In 2053, another Chaos Dunk is performed in Manhattan, killing millions. Barkley is blamed for the Chaos Dunk and is hunted by the B-Ball Removal Department, led by Michael Jordan. Barkley is rescued by another outlaw referred to as the Ultimate Hellbane. Hellbane leads Barkley to the tomb of LeBron James, revealing that Hellbane's real name is Balthios, the mixed-race great-grandson of James. The ghost of James tells the two to seek the Cyberdwarf, who is hidden in New York's sewers. While searching for the Cyberdwarf, they are joined by a cybernetic Vince Carter, who has lost his memory. Upon finding Cyberdwarf, the four of them rush to a nearby church, where Barkley's son Hoopz is hiding. In the church, Jordan kills Father Larry Bird and holds Hoopz hostage. Cyberdwarf, looking at Hoopz, comments that Hoopz may be "The One"; this comment restores Carter's memory. He was killed along with many other basketball stars, but was rebuilt by the terrorist organization B.L.O.O.D.M.O.S.E.S. to kill Hoopz. Carter joins with Jordan, but the two are driven off by Barkley and his party.

Cyberdwarf theorizes that B.L.O.O.D.M.O.S.E.S. used a powerful basketball called the Ultimate B-Ball, the same B-Ball used by the Monstars in Space Jam to steal the powers of basketball players, including Barkley himself, to perform the recent Chaos Dunk, so they travel to the old Spalding building to find a rumored extremely powerful basketball. There, they discover that such a ball had been created, dubbed the Hell B-Ball. This ball was so powerful that a janitor who mishandled it inadvertently performed a Chaos Dunk in the building years ago. With the Hell B-Ball in hand, the party seeks out B.L.O.O.D.M.O.S.E.S.

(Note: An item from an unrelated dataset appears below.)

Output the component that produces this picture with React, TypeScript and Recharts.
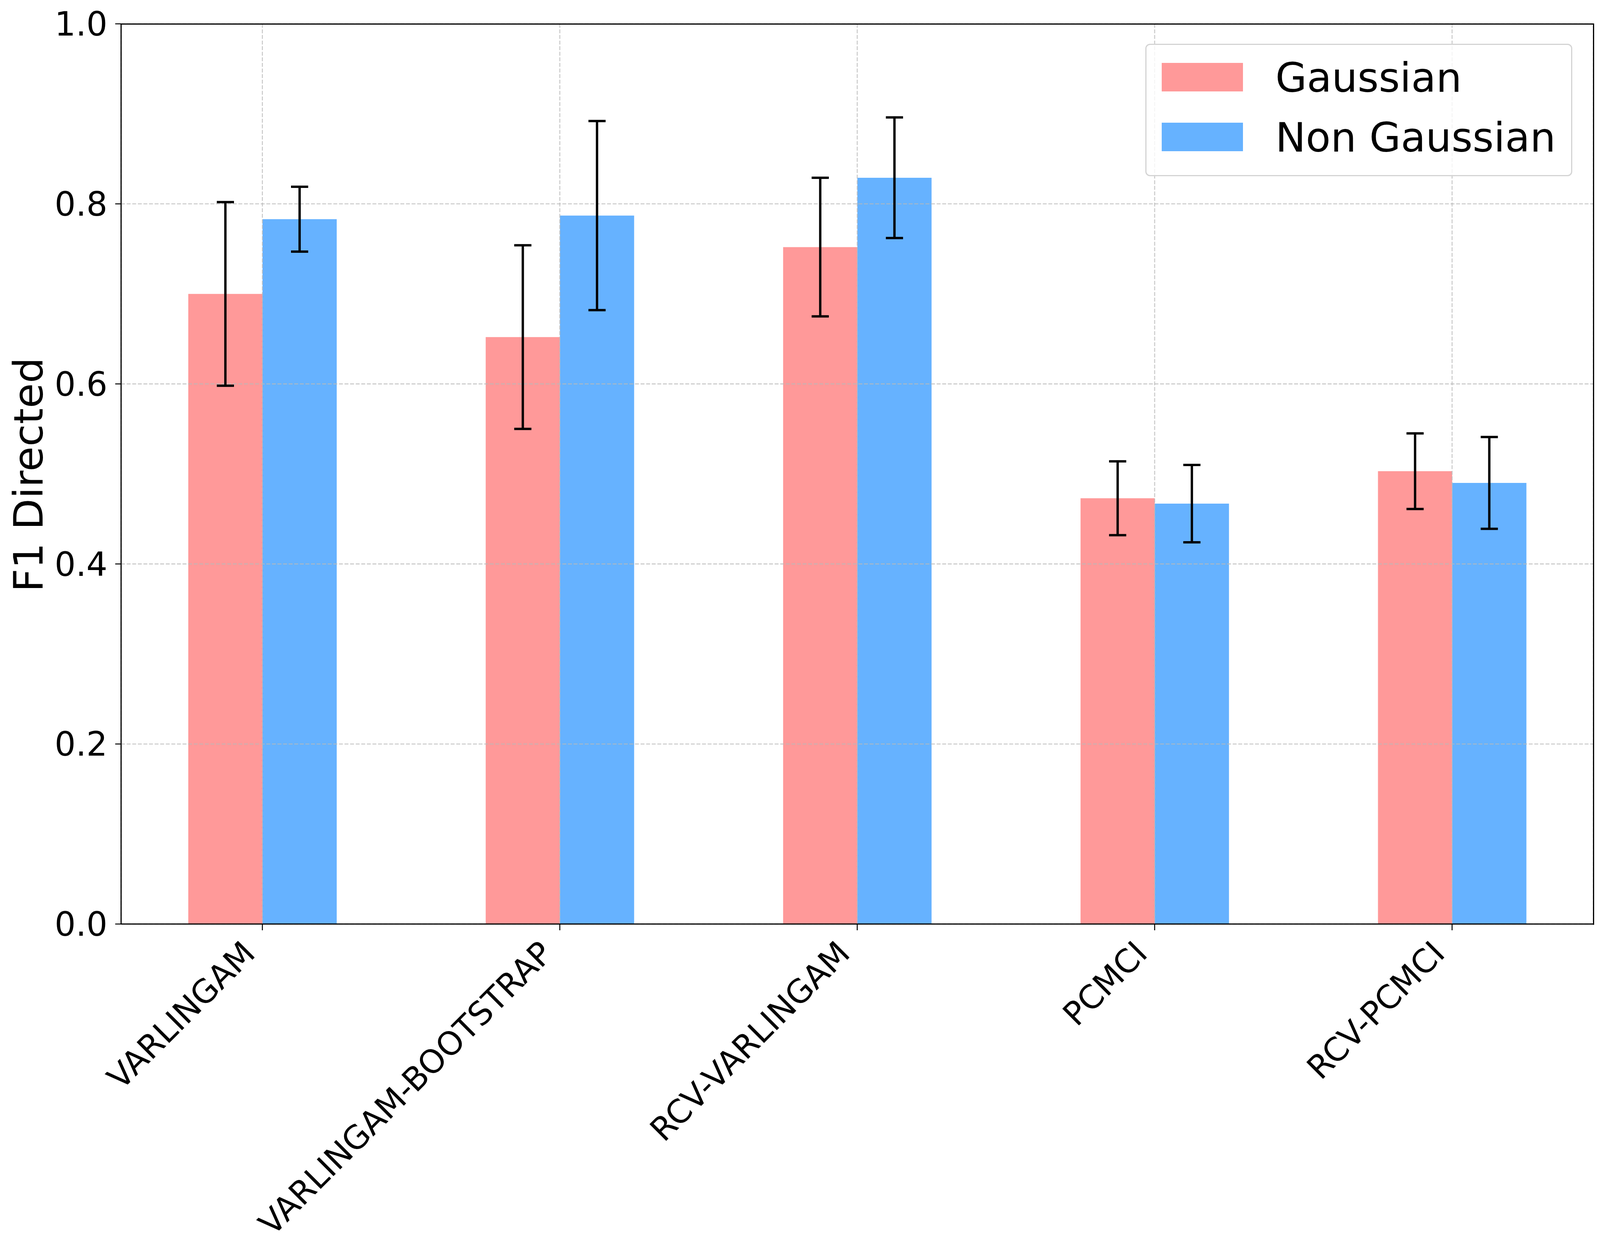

They find the B.L.O.O.D.M.O.S.E.S. headquarters on the slave ship Necron 5. After freeing Carter from his programming and defeating Jordan in basketball combat, they find the leader of B.L.O.O.D.M.O.S.E.S., a shadowy version of Barkley created by the Ultimate B-Ball to destroy all life on Earth with a super-powerful Chaos Dunk, then repopulate the earth with Barkley clones. Shadow Barkley is defeated, but machinery on the ship is set to perform the Chaos Dunk without Shadow Barkley. Barkley stays behind while the rest of the party escapes from the Necron 5. The Monstars attempt to stop the trio from escaping, Balthios holds them off while Hoopz and Cyberdwarf successfully leave Necron 5 using an escape pod. Charles Barkley then performs another Chaos Dunk, destroying the ship and saving the earth; seemingly killing him, Shadow Barkley and Balthios in the process.

==Development==
Barkley was developed by Tales of Game's Studios, a group of several members from an amateur game development forum. The team were inspired after reading an awkward phrase on Michael Jordan's Wikipedia page about a fan debate over whether or not the film Space Jam was canon - the line made unclear whether the film's canonicity was being considered in regards to the Looney Tunes series proper or to Michael Jordan's life in general. Key members Chef Boyardee, bort, GZ, and quackgyver all had a hand in the development of the game, with other, more minor contributions being made by several others. The game was first developed on the RPG Maker 2003 game engine, but was later ported to Game Maker 6.1. Originally the game was planned to be released in both engines, but eventually the latter was chosen due to its increased power and flexibility.

At the 2014 Awesome Games Done Quick event, the developers have stated they had never played the original Shut Up and Jam game and created it after brainstorming ideas for an RPG that made them laugh.

==Cancelled sequel==
In November 2012, Tales of Game's announced the game's sequel, The Magical Realms of Tír na nÓg: Escape from Necron 7 – Revenge of Cuchulainn: The Official Game of the Movie – Chapter 2 of the Hoopz Barkley SaGa, with a crowdfunding campaign on Kickstarter.com to help fund it. The campaign for funding TMRoTnnEfN7RoCTOGotMC2otHBS ended on December 28 and raised $120,335.

While the sequel was to retain the original's self-aware tone, all of the artwork was being created from scratch to avoid copyright issues. Developer Hiratio revealed in June 2019 that the majority of the development team had left the project, leaving only two people working on it part-time. By June 2021, the game was officially cancelled, and the source code repository (with assets included) was released to the public under a CC BY-NC 4.0 license.